What is being asked = Return, without pictures, the lines from the start of the data through the one that contains "(sl4) at (1066,240)".

Dataset extract =
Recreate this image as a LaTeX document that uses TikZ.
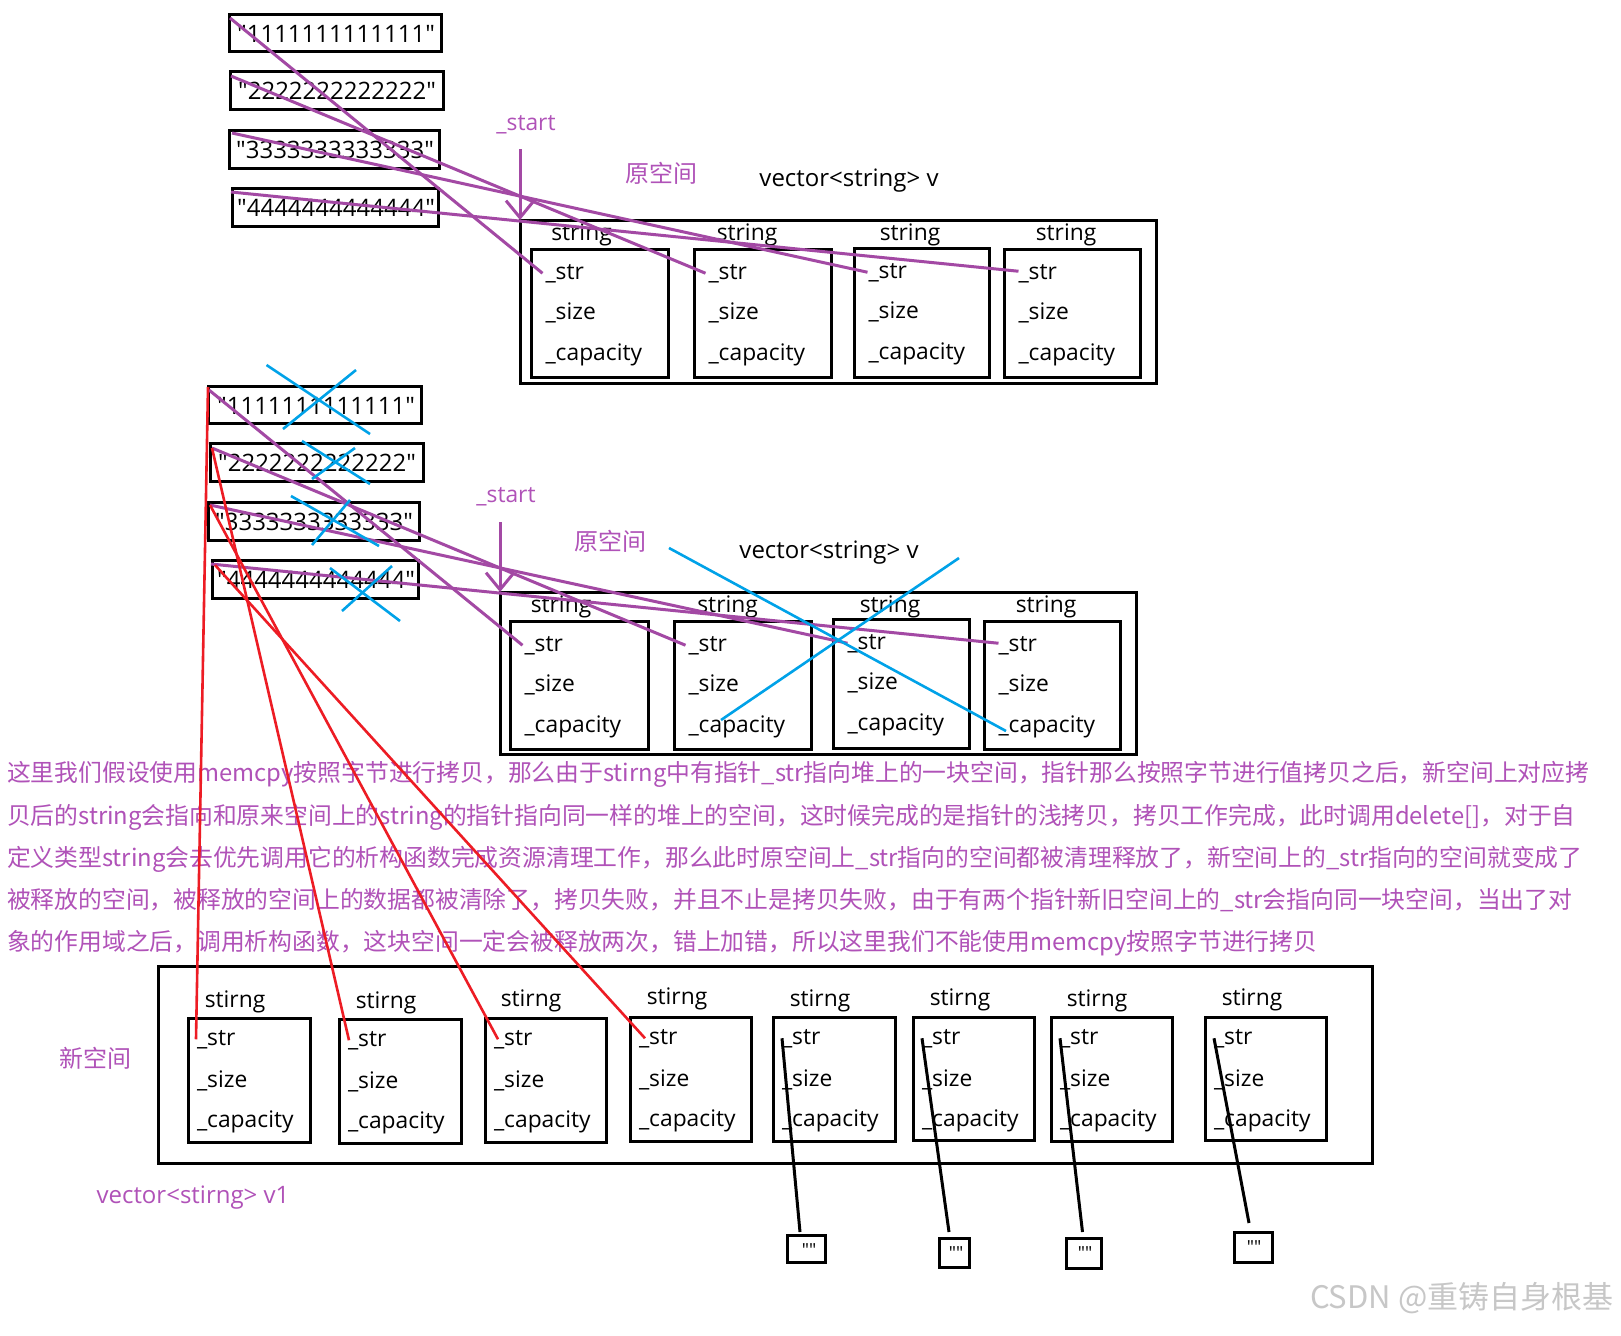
\documentclass[tikz,border=0pt]{standalone}
\usepackage{fontspec}
\setmainfont{Open Sans}[Ligatures=TeXOff]
\newfontfamily\cjk{Noto Sans CJK SC}[Ligatures=TeXOff]
\usetikzlibrary{arrows.meta,calc,fit}
\definecolor{ppl}{HTML}{A349A4}
\definecolor{ptx}{HTML}{B052B8}
\definecolor{bl}{HTML}{00A2E8}
\definecolor{rd}{HTML}{ED1C24}
\newcommand\fs{\fontsize{12pt}{14pt}\selectfont}
\newcommand\fsl{\fontsize{11.4pt}{14pt}\selectfont}
\newcommand\fsc{\cjk\fontsize{11.9pt}{14pt}\selectfont}
\newcommand\fsk{\cjk\fontsize{12pt}{14pt}\selectfont}
\newcommand\fsq{\fontsize{9pt}{10pt}\selectfont}
\newcommand\fsw{\cjk\fontsize{15.5pt}{17pt}\selectfont}
\begin{document}
\begin{tikzpicture}[x=0.5pt,y=-0.5pt,
  every node/.style={inner sep=0pt, outer sep=0pt},
  box/.style={draw=black, line width=1.5pt, fit={#1}},
  lbl/.style={font=\fsl, anchor=base},
  fld/.style={font=\fsl, anchor=base west},
  num/.style={font=\fs, anchor=base},
  pline/.style={ppl, line width=1.5pt},
  parrow/.style={ppl, line width=1.5pt, -{Straight Barb[length=8.5pt,width=14pt]}},
  rline/.style={rd, line width=1.3pt},
  bline/.style={bl, line width=1.3pt},
  kline/.style={black, line width=1.5pt},
]
\fill[white] (0,0) rectangle (1621,1335);
\useasboundingbox (0,0) rectangle (1621,1335);

% ---------- top group ----------
\node[box={(229,14) (441,51)}] (a1) {};
\node[box={(230,71) (443,109)}] (a2) {};
\node[box={(229,130) (439,168)}] (a3) {};
\node[box={(232,188) (438,226)}] (a4) {};
\node[num] (a1t) at (336,42) {"1111111111111"};
\node[num] (a2t) at (337,99) {"2222222222222"};
\node[num] (a3t) at (335,158) {"3333333333333"};
\node[num] (a4t) at (336,216) {"4444444444444"};

\node[lbl, text=ptx] (st1) at (526,130) {\_start};
\node[lbl, text=ptx, font=\fsk] (yk1) at (661,182) {原空间};
\node[lbl, font=\fs] (vv1) at (849,186) {vector<string> v};
\node[box={(520,220) (1156,383)}] (ov1) {};
\node[lbl] (sl1) at (581.5,240) {string};
\node[lbl] (sl2) at (747,240) {string};
\node[lbl] (sl3) at (910,240) {string};
\node[lbl] (sl4) at (1066,240) {string};

% ---------- middle group ----------
\node[box={(208,386) (421,423)}] (b1) {};
\node[box={(210,443) (423,481)}] (b2) {};
\node[box={(208,502) (419,540)}] (b3) {};
\node[box={(212,560) (418,598)}] (b4) {};
\node[num] (b1t) at (316,414) {"1111111111111"};
\node[num] (b2t) at (317,471) {"2222222222222"};
\node[num] (b3t) at (314,530) {"3333333333333"};
\node[num] (b4t) at (316,588) {"4444444444444"};

\node[lbl, text=ptx] (st2) at (506,502) {\_start};
\node[lbl, text=ptx, font=\fsk] (yk2) at (610,550) {原空间};
\node[lbl, font=\fs] (vv2) at (829,558) {vector<string> v};
\node[box={(500,592) (1136,754)}] (ov2) {};
\node[lbl] (ml1) at (561,612) {string};
\node[lbl] (ml2) at (727.6,612) {string};
\node[lbl] (ml3) at (890,612) {string};
\node[lbl] (ml4) at (1046,612) {string};

\foreach \n/\L/\T/\R/\B in {t1/531/249/668/377, t2/694/249/831/377, t3/854/248/989/377, t4/1004/249/1140/377,
                            m1/510/621/648/749, m2/674/621/811/749, m3/833/619/969/748, m4/984/621/1120/749}{
  \node[box={(\L,\T) (\R,\B)}] (\n) {};
  \node[fld] (\n-str) at ({\L+14.5},{\T+30}) {\_str};
  \node[fld] (\n-siz) at ({\L+14.5},{\T+70}) {\_size};
  \node[fld] (\n-cap) at ({\L+14.5},{\T+111}) {\_capacity};
}

% ---------- paragraph ----------
\node[font=\fsc, text=ptx, anchor=base west] (p1) at (7,781) {这里我们假设使用memcpy按照字节进行拷贝，那么由于stirng中有指针\_str指向堆上的一块空间，指针那么按照字节进行值拷贝之后，新空间上对应拷};
\node[font=\fsc, text=ptx, anchor=base west] (p2) at (7,824) {贝后的string会指向和原来空间上的string的指针指向同一样的堆上的空间，这时候完成的是指针的浅拷贝，拷贝工作完成，此时调用delete[]，对于自};
\node[font=\fsc, text=ptx, anchor=base west] (p3) at (7,866) {定义类型string会去优先调用它的析构函数完成资源清理工作，那么此时原空间上\_str指向的空间都被清理释放了，新空间上的\_str指向的空间就变成了};
\node[font=\fsc, text=ptx, anchor=base west] (p4) at (7,908) {被释放的空间，被释放的空间上的数据都被清除了，拷贝失败，并且不止是拷贝失败，由于有两个指针新旧空间上的\_str会指向同一块空间，当出了对};
\node[font=\fsc, text=ptx, anchor=base west] (p5) at (7,950) {象的作用域之后，调用析构函数，这块空间一定会被释放两次，错上加错，所以这里我们不能使用memcpy按照字节进行拷贝};

% ---------- bottom group ----------
\node[box={(158,966) (1372,1163)}] (ov3) {};
\node[lbl, text=ptx, font=\fsk] (xk) at (95,1067) {新空间};
\node[lbl, text=ptx, font=\fs] (vv3) at (193,1203) {vector<stirng> v1};

\foreach \n/\L/\T/\R/\B/\cx/\by in {n1/188/1018/310/1142/235/1007, n2/339/1019/461/1143/386/1008,
    n3/485/1018/606/1142/531/1006, n4/630/1017/751/1141/677/1004, n5/773/1017/895/1141/820/1006,
    n6/913/1017/1034/1140/960/1005, n7/1051/1017/1172/1141/1097/1006, n8/1205/1017/1326/1140/1252/1005}{
  \node[lbl] (\n-lab) at (\cx,\by) {stirng};
  \node[box={(\L,\T) (\R,\B)}] (\n) {};
  \node[fld] (\n-str) at ({\L+9},{\T+27}) {\_str};
  \node[fld] (\n-siz) at ({\L+9},{\T+69}) {\_size};
  \node[fld] (\n-cap) at ({\L+9},{\T+109}) {\_capacity};
}

\node[box={(787,1235) (825,1262)}] (e5) {};
\node[box={(939,1238) (969,1267)}] (e6) {};
\node[box={(1066,1238) (1101,1268)}] (e7) {};
\node[box={(1234,1232) (1272,1262)}] (e8) {};
\node[font=\fsq, anchor=base] (e5t) at (809,1256) {""};
\node[font=\fsq, anchor=base] (e6t) at (956,1259) {""};
\node[font=\fsq, anchor=base] (e7t) at (1085,1259) {""};
\node[font=\fsq, anchor=base] (e8t) at (1254,1253) {""};

\node[font=\fsw, text=black!22, anchor=base west] (wm) at (1310,1308) {CSDN @重铸自身根基};

% ---------- connectors ----------
\draw[kline] (n5-str.west) -- ($(e5.north)+(-6,-3)$);
\draw[kline] (n6-str.west) -- ($(e6.north)+(-5,-6)$);
\draw[kline] (n7-str.west) -- ($(e7.north)+(-1,-6)$);
\draw[kline] (n8-str.west) -- ($(e8.north)+(-4,-9)$);

\draw[parrow] ($(ov1.north west)+(0,-71)$) -- (ov1.north west);
\draw[parrow] ($(ov2.north west)+(0,-70)$) -- (ov2.north west);

\draw[pline] ($(a1.north west)+(1,4)$) -- ($(t1-str.west)+(-3,0)$);
\draw[pline] ($(a2.north west)+(1,5)$) -- ($(t2-str.west)+(-3,0)$);
\draw[pline] ($(a3.north west)+(3,3)$) -- ($(t3-str.west)+(-1,0)$);
\draw[pline] ($(a4.north west)+(-1,4)$) -- ($(t4-str.west)+(0,-2)$);

\draw[pline] ($(b1.north west)+(1,4)$) -- ($(m1-str.west)+(-2,0)$);
\draw[pline] ($(b2.north west)+(2,5)$) -- ($(m2-str.west)+(-3,0)$);
\draw[pline] ($(b3.north west)+(2,3)$) -- ($(m3-str.west)+(0,0)$);
\draw[pline] ($(b4.north west)+(-1,4)$) -- ($(m4-str.west)+(0,-2)$);

\draw[rline] ($(b1.north west)+(0,1)$) -- ($(n1-str.west)+(-1,0)$);
\draw[rline] ($(b2.north west)+(2,5)$) -- ($(n2-str.west)+(1,0)$);
\draw[rline] ($(b3.north west)+(2,3)$) -- ($(n3-str.west)+(4,0)$);
\draw[rline] ($(b4.north west)+(3,5)$) -- ($(n4-str.west)+(6,0)$);

% ---------- blue cross-outs ----------
\draw[bline] (266.5,365) -- (370,434);
\draw[bline] (356,370) -- (283,429);
\draw[bline] (302,441) -- (370,484);
\draw[bline] (355,448) -- (312,479);
\draw[bline] (291,496) -- (379,546);
\draw[bline] (350,500) -- (312,545);
\draw[bline] (330,568) -- (400,621);
\draw[bline] (392,566) -- (342,611);
\draw[bline] (669,548) -- (1006,731);
\draw[bline] (959,558) -- (721,720);
\end{tikzpicture}
\end{document}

Answer to the exercise =
Recreate this image as a LaTeX document that uses TikZ.
\documentclass[tikz,border=0pt]{standalone}
\usepackage{fontspec}
\setmainfont{Open Sans}[Ligatures=TeXOff]
\newfontfamily\cjk{Noto Sans CJK SC}[Ligatures=TeXOff]
\usetikzlibrary{arrows.meta,calc,fit}
\definecolor{ppl}{HTML}{A349A4}
\definecolor{ptx}{HTML}{B052B8}
\definecolor{bl}{HTML}{00A2E8}
\definecolor{rd}{HTML}{ED1C24}
\newcommand\fs{\fontsize{12pt}{14pt}\selectfont}
\newcommand\fsl{\fontsize{11.4pt}{14pt}\selectfont}
\newcommand\fsc{\cjk\fontsize{11.9pt}{14pt}\selectfont}
\newcommand\fsk{\cjk\fontsize{12pt}{14pt}\selectfont}
\newcommand\fsq{\fontsize{9pt}{10pt}\selectfont}
\newcommand\fsw{\cjk\fontsize{15.5pt}{17pt}\selectfont}
\begin{document}
\begin{tikzpicture}[x=0.5pt,y=-0.5pt,
  every node/.style={inner sep=0pt, outer sep=0pt},
  box/.style={draw=black, line width=1.5pt, fit={#1}},
  lbl/.style={font=\fsl, anchor=base},
  fld/.style={font=\fsl, anchor=base west},
  num/.style={font=\fs, anchor=base},
  pline/.style={ppl, line width=1.5pt},
  parrow/.style={ppl, line width=1.5pt, -{Straight Barb[length=8.5pt,width=14pt]}},
  rline/.style={rd, line width=1.3pt},
  bline/.style={bl, line width=1.3pt},
  kline/.style={black, line width=1.5pt},
]
\fill[white] (0,0) rectangle (1621,1335);
\useasboundingbox (0,0) rectangle (1621,1335);

% ---------- top group ----------
\node[box={(229,14) (441,51)}] (a1) {};
\node[box={(230,71) (443,109)}] (a2) {};
\node[box={(229,130) (439,168)}] (a3) {};
\node[box={(232,188) (438,226)}] (a4) {};
\node[num] (a1t) at (336,42) {"1111111111111"};
\node[num] (a2t) at (337,99) {"2222222222222"};
\node[num] (a3t) at (335,158) {"3333333333333"};
\node[num] (a4t) at (336,216) {"4444444444444"};

\node[lbl, text=ptx] (st1) at (526,130) {\_start};
\node[lbl, text=ptx, font=\fsk] (yk1) at (661,182) {原空间};
\node[lbl, font=\fs] (vv1) at (849,186) {vector<string> v};
\node[box={(520,220) (1156,383)}] (ov1) {};
\node[lbl] (sl1) at (581.5,240) {string};
\node[lbl] (sl2) at (747,240) {string};
\node[lbl] (sl3) at (910,240) {string};
\node[lbl] (sl4) at (1066,240) {string};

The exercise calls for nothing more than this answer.